▶ **Given task**:
Give again, exactly as written, the lines of the records below from the line with "Emit a Python" to the line with "from matplotlib.patches import Rectangle". Both end lines count; pictures do not.

▶ **Data shown**:
***

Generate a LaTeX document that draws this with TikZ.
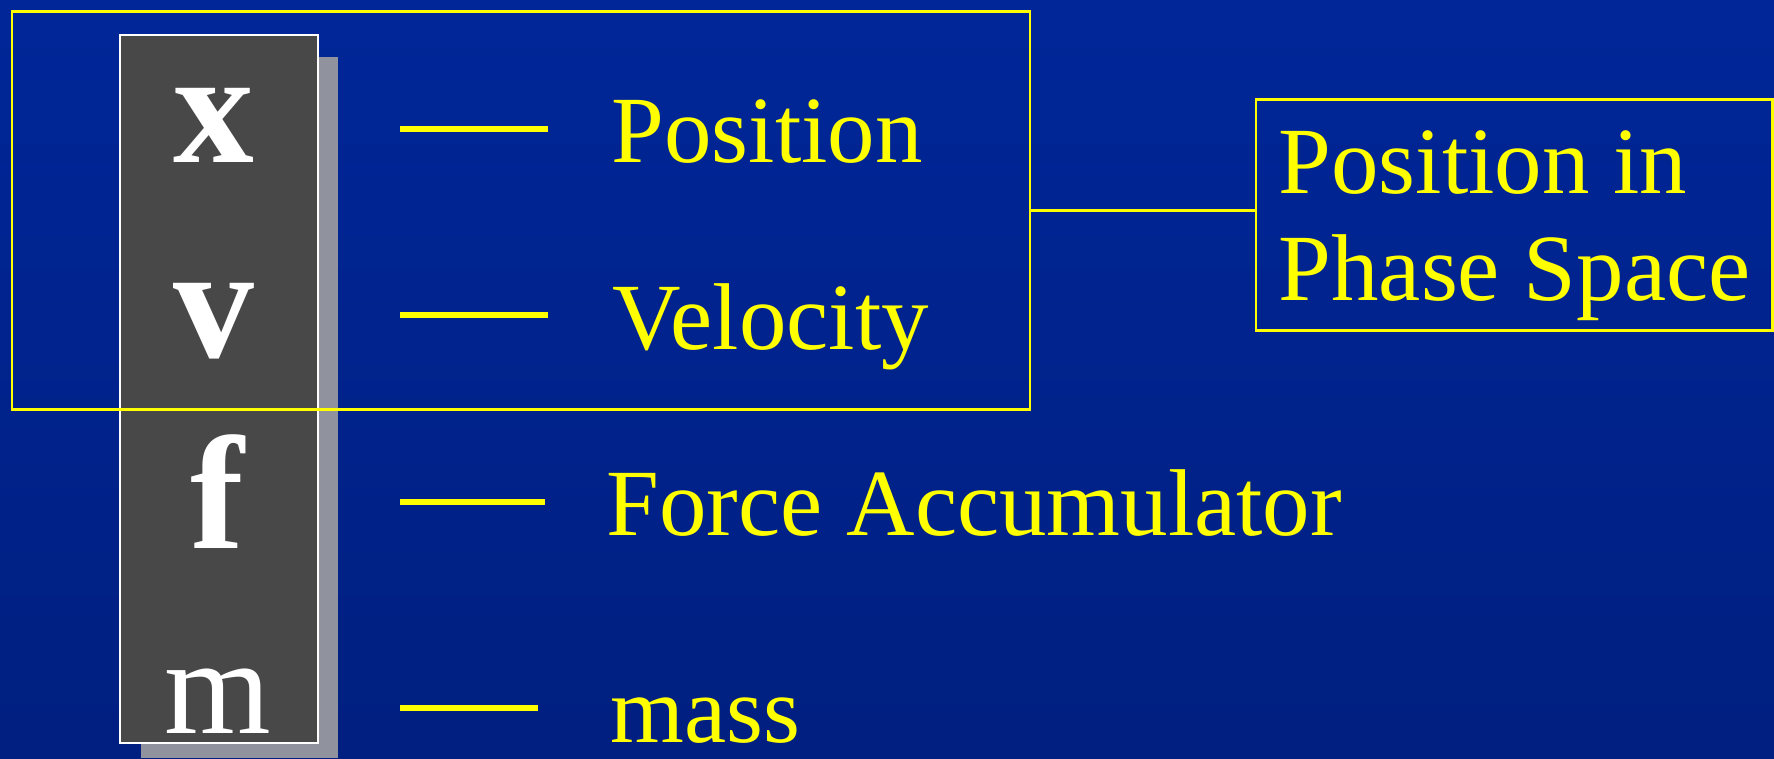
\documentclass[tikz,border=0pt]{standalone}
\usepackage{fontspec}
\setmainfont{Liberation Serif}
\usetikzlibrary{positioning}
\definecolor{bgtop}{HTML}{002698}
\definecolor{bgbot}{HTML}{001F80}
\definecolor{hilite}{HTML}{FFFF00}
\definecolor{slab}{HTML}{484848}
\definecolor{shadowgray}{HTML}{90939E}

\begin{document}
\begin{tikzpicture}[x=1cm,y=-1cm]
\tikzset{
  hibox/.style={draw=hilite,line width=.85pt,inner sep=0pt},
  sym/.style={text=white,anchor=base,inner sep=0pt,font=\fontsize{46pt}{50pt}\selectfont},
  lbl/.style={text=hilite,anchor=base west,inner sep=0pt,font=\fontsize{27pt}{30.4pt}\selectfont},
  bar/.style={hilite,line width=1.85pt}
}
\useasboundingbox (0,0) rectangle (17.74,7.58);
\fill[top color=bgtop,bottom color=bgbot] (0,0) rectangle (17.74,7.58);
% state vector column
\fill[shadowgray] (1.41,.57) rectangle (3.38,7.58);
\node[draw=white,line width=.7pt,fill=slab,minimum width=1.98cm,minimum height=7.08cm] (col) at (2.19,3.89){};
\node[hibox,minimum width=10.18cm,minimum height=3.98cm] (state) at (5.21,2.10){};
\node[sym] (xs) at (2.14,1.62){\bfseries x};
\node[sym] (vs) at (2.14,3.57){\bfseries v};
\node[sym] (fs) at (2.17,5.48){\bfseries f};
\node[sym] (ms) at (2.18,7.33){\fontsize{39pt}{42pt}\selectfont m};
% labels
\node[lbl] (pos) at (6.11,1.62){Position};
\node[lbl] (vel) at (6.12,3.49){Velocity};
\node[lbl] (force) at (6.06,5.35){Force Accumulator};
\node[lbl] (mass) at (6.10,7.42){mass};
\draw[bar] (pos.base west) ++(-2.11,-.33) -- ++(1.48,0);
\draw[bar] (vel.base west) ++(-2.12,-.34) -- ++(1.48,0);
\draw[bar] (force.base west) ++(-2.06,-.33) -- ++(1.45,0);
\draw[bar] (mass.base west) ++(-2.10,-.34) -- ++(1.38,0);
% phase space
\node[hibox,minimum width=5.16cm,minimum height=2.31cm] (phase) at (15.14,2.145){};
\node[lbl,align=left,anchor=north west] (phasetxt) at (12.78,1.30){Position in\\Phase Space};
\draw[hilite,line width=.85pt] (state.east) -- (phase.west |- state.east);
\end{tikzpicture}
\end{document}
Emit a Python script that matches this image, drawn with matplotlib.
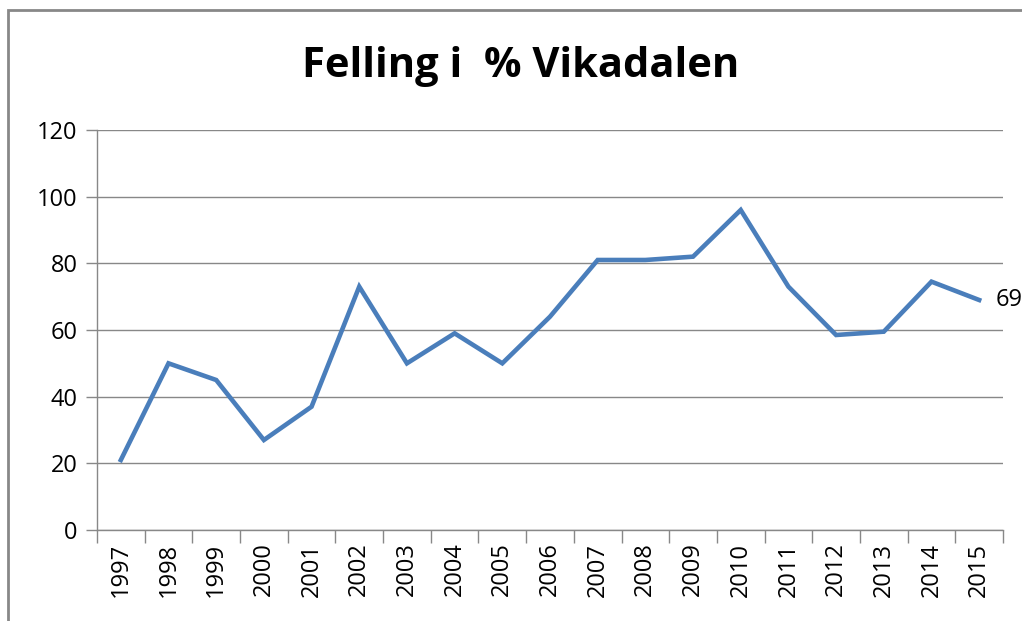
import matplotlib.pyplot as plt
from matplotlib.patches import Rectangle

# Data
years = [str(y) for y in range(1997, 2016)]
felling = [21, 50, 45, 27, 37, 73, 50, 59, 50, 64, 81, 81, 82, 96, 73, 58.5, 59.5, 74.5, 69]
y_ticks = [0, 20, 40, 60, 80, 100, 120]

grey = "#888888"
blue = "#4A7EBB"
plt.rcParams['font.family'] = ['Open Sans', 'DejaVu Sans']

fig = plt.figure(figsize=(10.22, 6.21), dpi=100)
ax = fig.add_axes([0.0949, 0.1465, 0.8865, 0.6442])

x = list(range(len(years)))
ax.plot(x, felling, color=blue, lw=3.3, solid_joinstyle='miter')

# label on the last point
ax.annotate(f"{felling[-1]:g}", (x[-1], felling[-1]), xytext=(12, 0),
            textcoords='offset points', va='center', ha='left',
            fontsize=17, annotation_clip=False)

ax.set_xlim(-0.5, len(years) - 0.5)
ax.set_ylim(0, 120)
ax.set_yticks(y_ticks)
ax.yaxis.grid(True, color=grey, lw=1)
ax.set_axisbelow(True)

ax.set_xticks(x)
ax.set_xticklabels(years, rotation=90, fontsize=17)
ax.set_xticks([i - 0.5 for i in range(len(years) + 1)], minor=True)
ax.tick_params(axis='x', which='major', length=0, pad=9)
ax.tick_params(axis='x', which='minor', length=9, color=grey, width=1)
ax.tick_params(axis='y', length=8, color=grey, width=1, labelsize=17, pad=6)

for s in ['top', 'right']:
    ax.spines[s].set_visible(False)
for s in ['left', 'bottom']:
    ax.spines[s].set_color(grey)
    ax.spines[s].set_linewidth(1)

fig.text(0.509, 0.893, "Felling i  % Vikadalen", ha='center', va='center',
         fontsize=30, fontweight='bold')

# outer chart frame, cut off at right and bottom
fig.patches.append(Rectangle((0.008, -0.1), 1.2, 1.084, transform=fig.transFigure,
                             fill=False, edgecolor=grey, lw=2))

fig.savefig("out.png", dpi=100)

***

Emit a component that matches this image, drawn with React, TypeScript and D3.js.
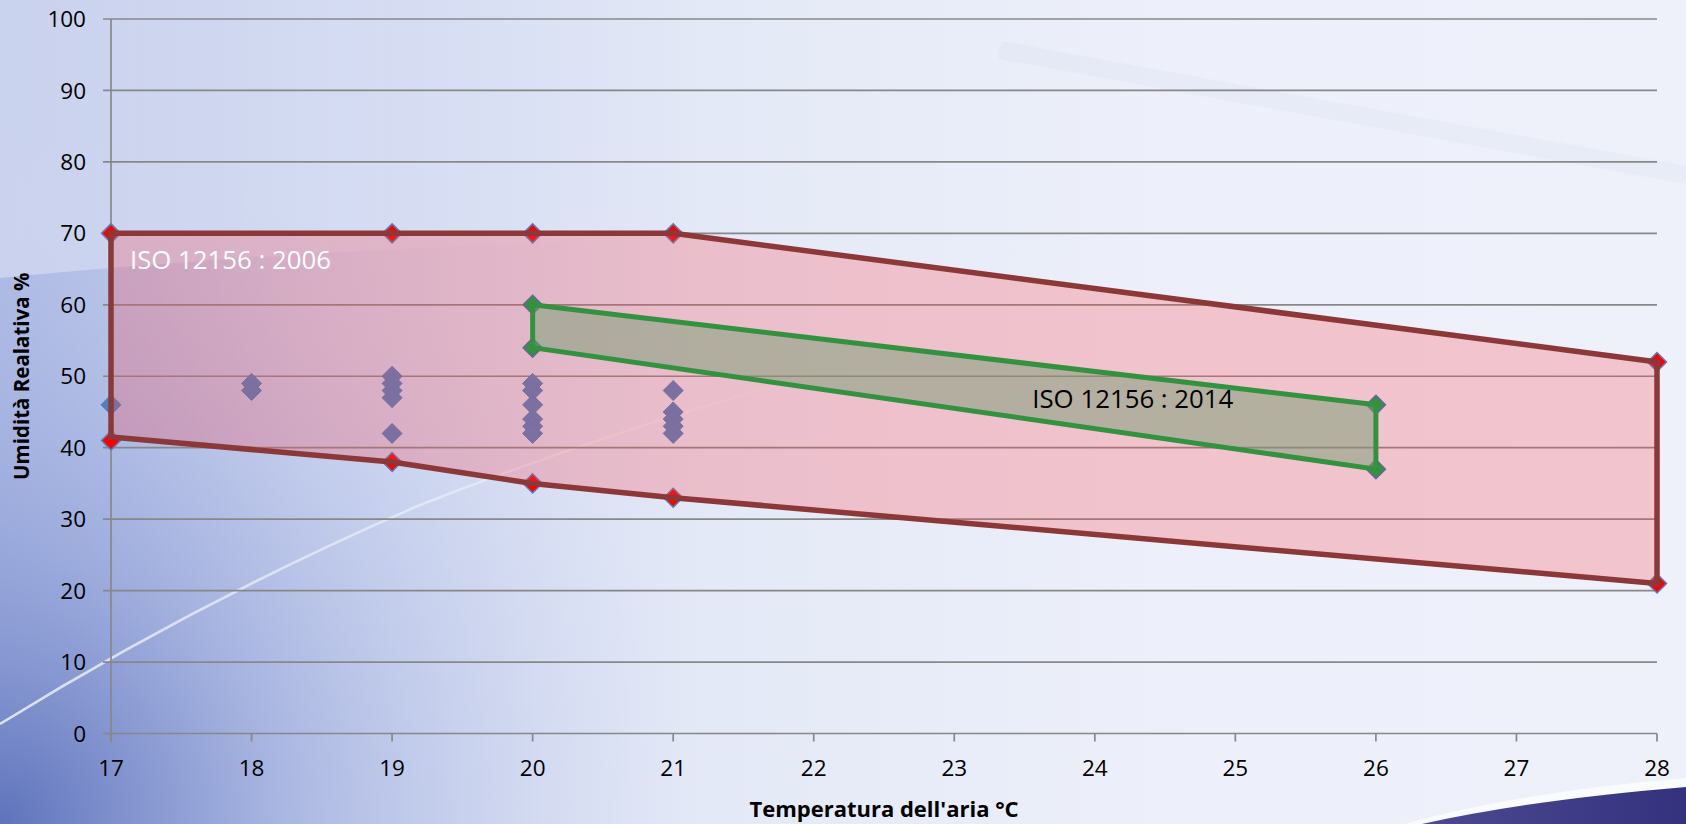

***

▶ **Result of this exercise**:
Emit a Python script that matches this image, drawn with matplotlib.
import matplotlib.pyplot as plt
from matplotlib.patches import Rectangle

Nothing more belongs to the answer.